The workforce may be THE most important asset. Assess the culture and employee satisfaction. A disgruntled workforce may be hard to control and can even become counterproductive. Study employee benefits and plans currently in place, including compensation plans. Note any accrued liabilities for time off and promised bonuses not paid. Identify any collective bargaining agreements and what their impact might be on future activities.

No. 6 - Due Diligence Process

The due diligence process commonly includes a review of all documentation relevant to the business from financial statements through to operational manuals. Multiple site visits should also be carried out at different times and days of operation to understand relationships and to see key staff members at work to review their responsibilities and importance to the enterprise. Where possible, with major customers and suppliers to enter discussions with them too.

No. 7 - Valuation and Negotiation

Different valuation methods can be used in determining the right price for your target business, such as an asset-based approach, earnings multiplier, or discounted cash flow analysis. Also assess industry standards by finding out what comparable sales have been in the industry to benchmark an asking price for your target. Then formulate a negotiation strategy based on both price and terms. Often, favourable terms can be as valuable as a lower purchase price.
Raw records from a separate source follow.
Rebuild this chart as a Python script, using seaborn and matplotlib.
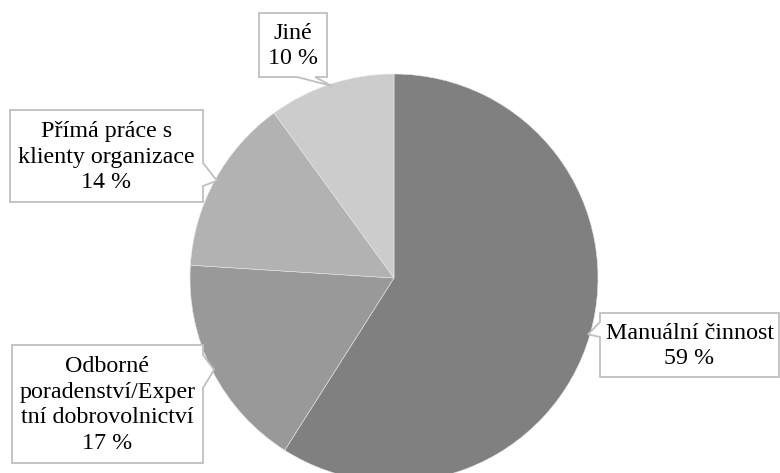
import matplotlib
matplotlib.use("Agg")
import matplotlib.pyplot as plt
import matplotlib.transforms as mtransforms
from matplotlib.path import Path
from matplotlib.patches import PathPatch
import numpy as np
import seaborn as sns

# Activity types and their shares (%)
categories = [
    "Manuální činnost",
    "Odborné\nporadenství/Exper\ntní dobrovolnictví",
    "Přímá práce s\nklienty organizace",
    "Jiné",
]
shares = [59, 17, 14, 10]
colors = ["#808080", "#999999", "#b2b2b2", "#cccccc"]

W, H = 780, 473          # canvas size in pixels
CX, CY, R = 394, 278, 204  # pie centre / radius in pixels (y measured from top)

sns.set_theme(style="white")
plt.rcParams["font.family"] = ["Liberation Serif", "DejaVu Serif"]

fig = plt.figure(figsize=(W / 100, H / 100), dpi=100)
ax = fig.add_axes([(CX - R) / W, (H - CY - R) / H, 2 * R / W, 2 * R / H])
ax.pie(shares, colors=colors, startangle=90, counterclock=False, radius=1,
       wedgeprops=dict(edgecolor="#e6e6e6", linewidth=0.4))
ax.set_xlim(-1, 1)
ax.set_ylim(-1, 1)
ax.axis("off")

# pixel coordinates with origin at the top-left corner
px = mtransforms.Affine2D().scale(1 / W, -1 / H).translate(0, 1) + fig.transFigure

# callout boxes: (left, top, right, bottom), side of the pointer, pointer base span
callouts = [
    ((600, 313, 779, 377), "left", (322, 337)),
    ((12, 345, 203, 463), "right", (355, 388)),
    ((10, 110, 203, 202), "right", (163, 186)),
    ((259, 13, 327, 77), "bottom", (297, 315)),
]

total = sum(shares)
cum = np.cumsum([0] + shares[:-1])
for label, val, c0, (box, side, (b0, b1)) in zip(categories, shares, cum, callouts):
    mid = np.deg2rad(90 - 360 * (c0 + val / 2) / total)
    tip = (CX + R * 0.99 * np.cos(mid), CY - R * 0.99 * np.sin(mid))
    l, t, r, b = box
    pts = [(l, t)]
    if side == "top":
        pts += [(b0, t), tip, (b1, t)]
    pts.append((r, t))
    if side == "right":
        pts += [(r, b0), tip, (r, b1)]
    pts.append((r, b))
    if side == "bottom":
        pts += [(b1, b), tip, (b0, b)]
    pts.append((l, b))
    if side == "left":
        pts += [(l, b1), tip, (l, b0)]
    pts.append((l, t))
    codes = [Path.MOVETO] + [Path.LINETO] * (len(pts) - 2) + [Path.CLOSEPOLY]
    patch = PathPatch(Path(pts, codes), facecolor="white", edgecolor="#bfbfbf",
                      linewidth=1.3, transform=px, zorder=5)
    fig.add_artist(patch)
    fig.text((l + r) / 2, (t + b) / 2 + 1, f"{label}\n{val} %", transform=px,
             ha="center", va="center", fontsize=17.3, linespacing=1.3,
             color="black", zorder=6)

fig.savefig("out.png", dpi=100)
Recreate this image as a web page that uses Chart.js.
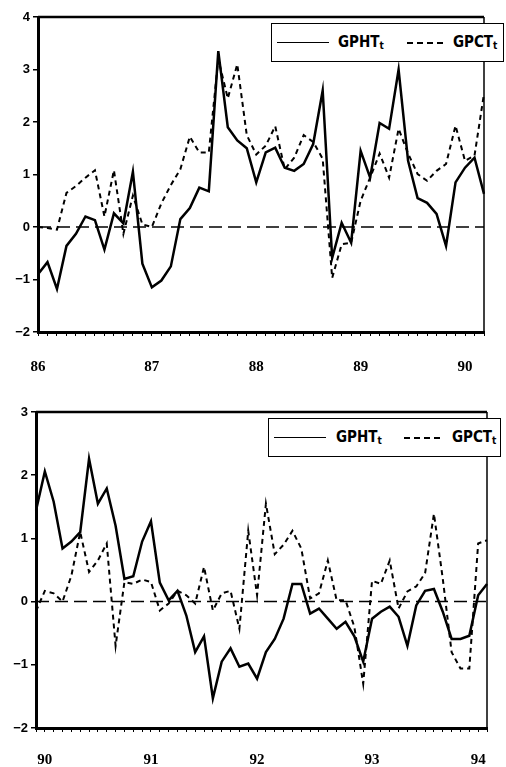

No. 8 - Transition Planning

Before closing, formulate a comprehensive transition plan. How will you integrate the acquired business with other existing operations and how will you integrate a change of ownership communication strategy with employees, customers, and suppliers to ensure critical operations should operate smoothly in the ownership transition period.

No. 9 - Financing Options

Consider various financing options such as ; traditional loans (conventional bank loans, or seller financing), involving equity partners to share the financial burden and risk or you may opt for use of the business's assets as collateral for financing. Whatever option, make sure it works for you and the business in the long term, as well as for the purchase.

No. 10 - Exit Strategy

You are buying a business because the current owner has decided to sell, so you need an exit strategy because one day it will be you selling. Ask yourself...

  • How do you plan to grow the business and increase its value?
  • What is your intended timeframe for owning and operating the business?
  • Who might want to purchase the business in the future?

Conclusion

Running any business involves simultaneous, equal focus on all of its aspects. By concentrating on these basic areas you may establish a healthy platform toward sound growth and success. But perfection is something that you cannot get overnight; however through constant effort, adaptability and continuous improvement, you'll get there. Keep your eyes firmly fixed on your goals, be prompt and timely to respond to any immediate need to modify or adapt, and just never stop learning and changing as a business owner.